As Colley explained it, Redding's four post offices are creatures of historical happenstance.
“In the beginning, from the 1700s to the early 1800s, were the post riders,” he said. They traveled from shoreline outposts delivering mail to the scantily populated rural interior.
“Then came the stagecoach, which stopped at Darling’s Tavern [now a private home, located at the corner of Redding Road and Goodsell Hill Road],” he said.
In 1810, Billy Comstock established the first “post office” in Redding at his home across the street from the tavern.
Four years later, William Sanford opened Redding’s second post office under the name “Redding Town House” in Redding Center. The Old Town House survives as a meeting place for town land-use commissions while the post office relocated across the street from the town hall.
When the railroad came through in 1852, Georgetown and West Redding became business hubs. A new post office was established in the general store in Simpaug Turnpike in West Redding (later relocated across the street) and eventually Georgetown, with its “company-town” , had its own as well.

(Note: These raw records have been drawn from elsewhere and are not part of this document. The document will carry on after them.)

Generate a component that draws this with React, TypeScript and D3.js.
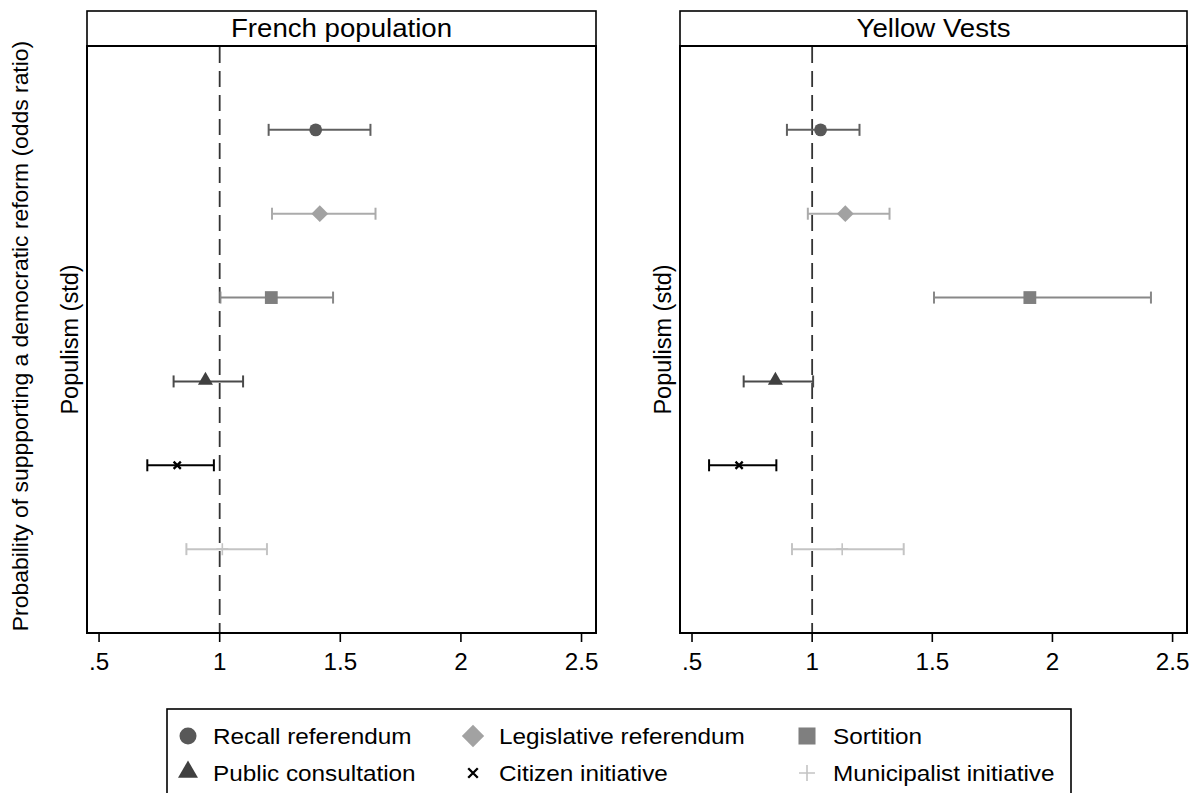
import React from 'react';
import * as d3 from 'd3';

// reform types, top to bottom
const methods = [
  'Recall referendum',
  'Legislative referendum',
  'Sortition',
  'Public consultation',
  'Citizen initiative',
  'Municipalist initiative',
];

// odds ratios
const frenchEst = [1.398, 1.415, 1.214, 0.941, 0.824, 1.011];
const frenchLo = [1.203, 1.217, 1.003, 0.809, 0.7, 0.862];
const frenchHi = [1.625, 1.646, 1.47, 1.097, 0.976, 1.196];

const vestsEst = [1.035, 1.138, 1.906, 0.847, 0.696, 1.125];
const vestsLo = [0.895, 0.982, 1.507, 0.715, 0.571, 0.916];
const vestsHi = [1.197, 1.322, 2.41, 1.004, 0.851, 1.381];

const xTicks = [0.5, 1, 1.5, 2, 2.5];
const xTickLabels = ['.5', '1', '1.5', '2', '2.5'];

const panelTitles = ['French population', 'Yellow Vests'];

type Shape = 'circle' | 'diamond' | 'square' | 'triangle' | 'cross' | 'plus';
const shapes: Shape[] = ['circle', 'diamond', 'square', 'triangle', 'cross', 'plus'];
const markerColors = ['#585858', '#a2a2a2', '#7f7f7f', '#404040', '#000000', '#c4c4c4'];
const ciColors = ['#606060', '#ababab', '#888888', '#4a4a4a', '#000000', '#c4c4c4'];

const FONT = '"Liberation Sans", Arial, sans-serif';
const W = 1195;
const H = 793;
const HEADER_TOP = 11;
const PLOT_TOP = 46;
const PLOT_BOTTOM = 633;

// stata text comes out a touch wider than Arial, so stretch it sideways
function Txt({ x, y, size, sx, anchor, children }: { x: number; y: number; size: number; sx: number; anchor?: string; children: React.ReactNode }) {
  return (
    <text
      transform={`translate(${x},${y}) scale(${sx},1)`}
      textAnchor={anchor || 'start'}
      fontSize={size}
      fontFamily={FONT}
      fill="#000"
    >
      {children}
    </text>
  );
}

function Marker({ shape, x, y, k, color }: { shape: Shape; x: number; y: number; k: number; color: string }) {
  if (shape === 'circle') {
    const p = d3.symbol(d3.symbolCircle, Math.PI * 6.4 * 6.4 * k * k)();
    return <path d={p || ''} transform={`translate(${x},${y})`} fill={color} />;
  }
  if (shape === 'square') {
    const s = 12.8 * k;
    return <rect x={x - s / 2} y={y - s / 2} width={s} height={s} fill={color} />;
  }
  if (shape === 'diamond') {
    const r = 8.4 * k;
    return <path d={`M${x},${y - r}L${x + r},${y}L${x},${y + r}L${x - r},${y}Z`} fill={color} />;
  }
  if (shape === 'triangle') {
    const w = 15 * k;
    const p = d3.symbol(d3.symbolTriangle, (Math.sqrt(3) / 4) * w * w)();
    return <path d={p || ''} transform={`translate(${x},${y - 1})`} fill={color} />;
  }
  if (shape === 'cross') {
    const r = 3.6 * k;
    return (
      <path
        d={`M${x - r},${y - r}L${x + r},${y + r}M${x - r},${y + r}L${x + r},${y - r}`}
        stroke={color}
        strokeWidth={2.3}
      />
    );
  }
  const r = 6 * k;
  return <path d={`M${x - r},${y}L${x + r},${y}M${x},${y - r}L${x},${y + r}`} stroke={color} strokeWidth={1.6} />;
}

function Panel({ idx, left, right, est, lo, hi }: { idx: number; left: number; right: number; est: number[]; lo: number[]; hi: number[] }) {
  const x = d3.scaleLinear().domain([0.45, 2.56]).range([left, right]);
  const y = d3.scaleLinear().domain([0, methods.length + 1]).range([PLOT_TOP, PLOT_BOTTOM]);
  return (
    <g>
      {/* strip header */}
      <rect x={left} y={HEADER_TOP} width={right - left} height={PLOT_TOP - HEADER_TOP} fill="#fff" stroke="#000" strokeWidth={1.6} />
      <Txt x={(left + right) / 2} y={37} size={25} sx={1.105} anchor="middle">
        {panelTitles[idx]}
      </Txt>

      {/* reference line at OR = 1 */}
      <line x1={x(1)} x2={x(1)} y1={PLOT_TOP + 1} y2={PLOT_BOTTOM} stroke="#333" strokeWidth={1.8} strokeDasharray="16,8" />

      {/* coefficient rows */}
      {methods.map((m, i) => {
        const yy = y(i + 1);
        return (
          <g key={m}>
            <line x1={x(lo[i])} x2={x(hi[i])} y1={yy} y2={yy} stroke={ciColors[i]} strokeWidth={2} />
            <line x1={x(lo[i])} x2={x(lo[i])} y1={yy - 6} y2={yy + 6} stroke={ciColors[i]} strokeWidth={2} />
            <line x1={x(hi[i])} x2={x(hi[i])} y1={yy - 6} y2={yy + 6} stroke={ciColors[i]} strokeWidth={2} />
            <Marker shape={shapes[i]} x={x(est[i])} y={yy} k={1} color={markerColors[i]} />
          </g>
        );
      })}

      {/* plot frame */}
      <rect x={left} y={PLOT_TOP} width={right - left} height={PLOT_BOTTOM - PLOT_TOP} fill="none" stroke="#000" strokeWidth={2} />

      {/* x axis */}
      {xTicks.map((t, i) => (
        <g key={t}>
          <line x1={x(t)} x2={x(t)} y1={PLOT_BOTTOM} y2={PLOT_BOTTOM + 9} stroke="#000" strokeWidth={1.6} />
          <Txt x={x(t)} y={670} size={23.5} sx={1.03} anchor="middle">
            {xTickLabels[i]}
          </Txt>
        </g>
      ))}

      {/* y label */}
      <text
        transform={`translate(${left - 9},${(PLOT_TOP + PLOT_BOTTOM) / 2}) rotate(-90)`}
        textAnchor="middle"
        fontSize={23.5}
        fontFamily={FONT}
        fill="#000"
      >
        Populism (std)
      </text>
    </g>
  );
}

const legendMarkX = [188, 473, 807];
const legendTextX = [213, 499, 833];
const legendRows = [736, 773];

export default function App() {
  return (
    <svg width={W} height={H} style={{ position: 'absolute', left: 0, top: 0, background: '#fff' }}>
      <rect width={W} height={H} fill="#fff" />
      <text
        transform={`translate(28,336) rotate(-90)`}
        textAnchor="middle"
        fontSize={22.9}
        fontFamily={FONT}
        fill="#000"
      >
        Probability of suppporting a democratic reform (odds ratio)
      </text>
      <Panel idx={0} left={87} right={596} est={frenchEst} lo={frenchLo} hi={frenchHi} />
      <Panel idx={1} left={680} right={1187} est={vestsEst} lo={vestsLo} hi={vestsHi} />

      {/* legend */}
      <rect x={167} y={709} width={904} height={110} fill="#fff" stroke="#000" strokeWidth={1.6} />
      {methods.map((m, i) => {
        const col = i % 3;
        const cy = legendRows[Math.floor(i / 3)];
        return (
          <g key={m}>
            <Marker shape={shapes[i]} x={legendMarkX[col]} y={cy} k={1.33} color={markerColors[i]} />
            <Txt x={legendTextX[col]} y={cy + 8} size={22} sx={1.105}>
              {m}
            </Txt>
          </g>
        );
      })}
    </svg>
  );
}
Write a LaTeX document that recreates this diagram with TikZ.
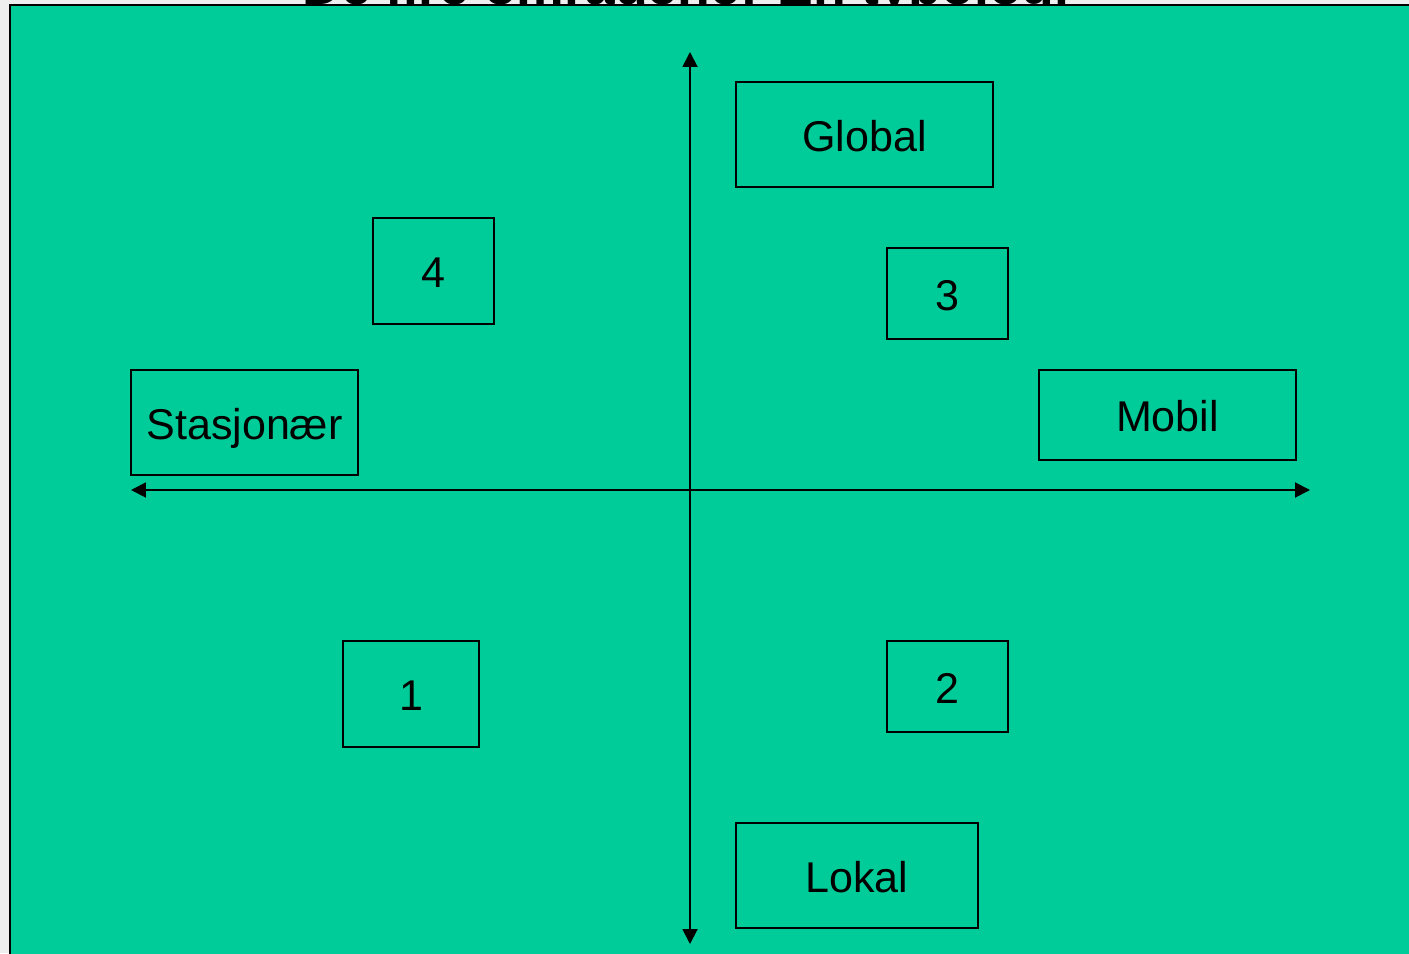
\documentclass[tikz,border=0pt]{standalone}
\usepackage{fontspec}
\setmainfont{Liberation Sans}
\usetikzlibrary{arrows.meta}
\definecolor{feltgronn}{HTML}{00CC99}
\definecolor{bakgrunn}{HTML}{EEEEEE}
\begin{document}
\begin{tikzpicture}[x=0.02cm,y=-0.02cm,
    boks/.style={draw,line width=1.1pt,inner sep=0pt,text height=24pt,text depth=4.7pt,font=\fontsize{24.5}{30}\selectfont},
    akse/.style={line width=1.1pt,{Triangle[length=3mm,width=3mm]}-{Triangle[length=3mm,width=3mm]}}]
        \useasboundingbox (0,0) rectangle (1409,953);
        \clip (0,0) rectangle (1409,953);
        \fill[bakgrunn] (0,0) rectangle (1409,953);
        \node[anchor=base,font=\fontsize{30.5}{36}\selectfont\bfseries] (tittel) at (686,5) {De fire områdene: En typologi};
        \draw[fill=feltgronn,line width=1.4pt] (10,5) rectangle (1430,980);
        % aksene
        \coordinate (vest) at (131,490);
        \coordinate (ost) at (1310,490);
        \coordinate (nord) at (690,52);
        \coordinate (sor) at (690,944);
        \draw[akse] (vest) -- (ost);
        \draw[akse] (nord) -- (sor);
        % boksene
        \node[boks,minimum width=5.14cm,minimum height=2.10cm] (global) at (864.5,134.5) {Global};
        \node[boks,minimum width=2.42cm,minimum height=2.12cm] (fire) at (433.5,271) {4};
        \node[boks,minimum width=2.42cm,minimum height=1.82cm] (tre) at (947.5,293.5) {3};
        \node[boks,minimum width=4.54cm,minimum height=2.10cm] (stasjonaer) at (244.5,422.5) {Stasjonær};
        \node[boks,minimum width=5.14cm,minimum height=1.80cm] (mobil) at (1167.5,415) {Mobil};
        \node[boks,minimum width=2.72cm,minimum height=2.12cm] (en) at (411,694) {1};
        \node[boks,minimum width=2.42cm,minimum height=1.82cm] (to) at (947.5,686.5) {2};
        \node[boks,minimum width=4.84cm,minimum height=2.10cm] (lokal) at (857,875.5) {Lokal};
    \end{tikzpicture}
\end{document}
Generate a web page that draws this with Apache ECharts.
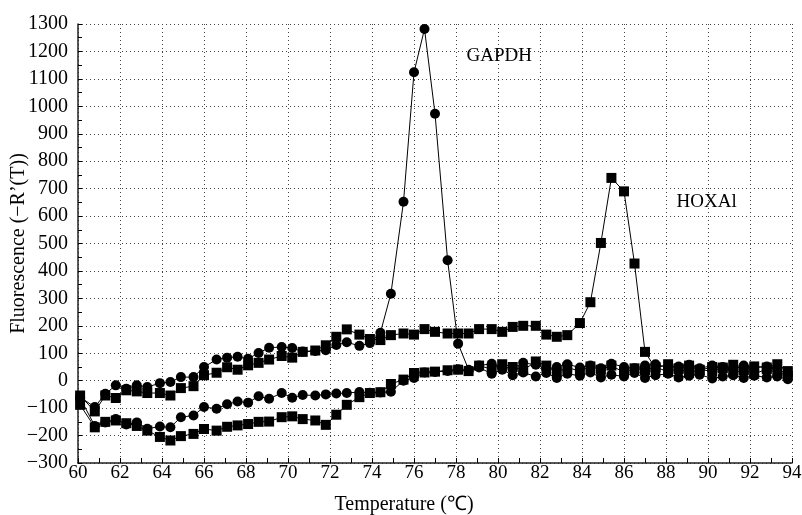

Meanwhile, over on the Ridge, commerce was centered at the old general store. When the historic complex was demolished, new owners built today's and a new home for the Redding Ridge Post Office.
Of the four post offices in Redding, all have post office boxes but only West Redding does the home deliveries once carried out by rural carriers.
When the USPS decided to shut post offices in Bridgeport, Hartford, Waterbury, Stamford and New Haven, as it announced this week, it cited relatively low volume of mail and little “foot traffic” at those locations.
So what volume of mail is handled at each of Redding’s post offices and how many patrons come through the doors and how much revenue does each one generate? In other words, how close do Redding's post offices come to the magic formula for shutdown?
These are questions the answers to which are not readily arrived at.
“Proprietary information” is the USPS watchword, Dugas said.
For the past 26 years, at least, she said, that kind of information has been withheld from public disclosure to avoid giving private companies — think FedEx and UPS — a competitive advantage.
No one wants to see their local post office close and communities are mounting campaigns to protest closures at public meetings. The postal workers’ union is having a say as well.
The USPS says the closings could save $200 million annually. In 2010, the postal service suffered a record $8.5 billion net loss, up from a loss of $3.8 billion the previous year.
Where the USPS is closing post offices, Dugas was quick to emphasize, it was also planning to fill the gap with “village post offices” located in grocery and convenience stores.
Should the USPS fix its focus on Redding, post office counters at existing shops are a possibility.
Then again, some doomsayers might predict a return to the post riders of the distant past, once the oil economy collapses.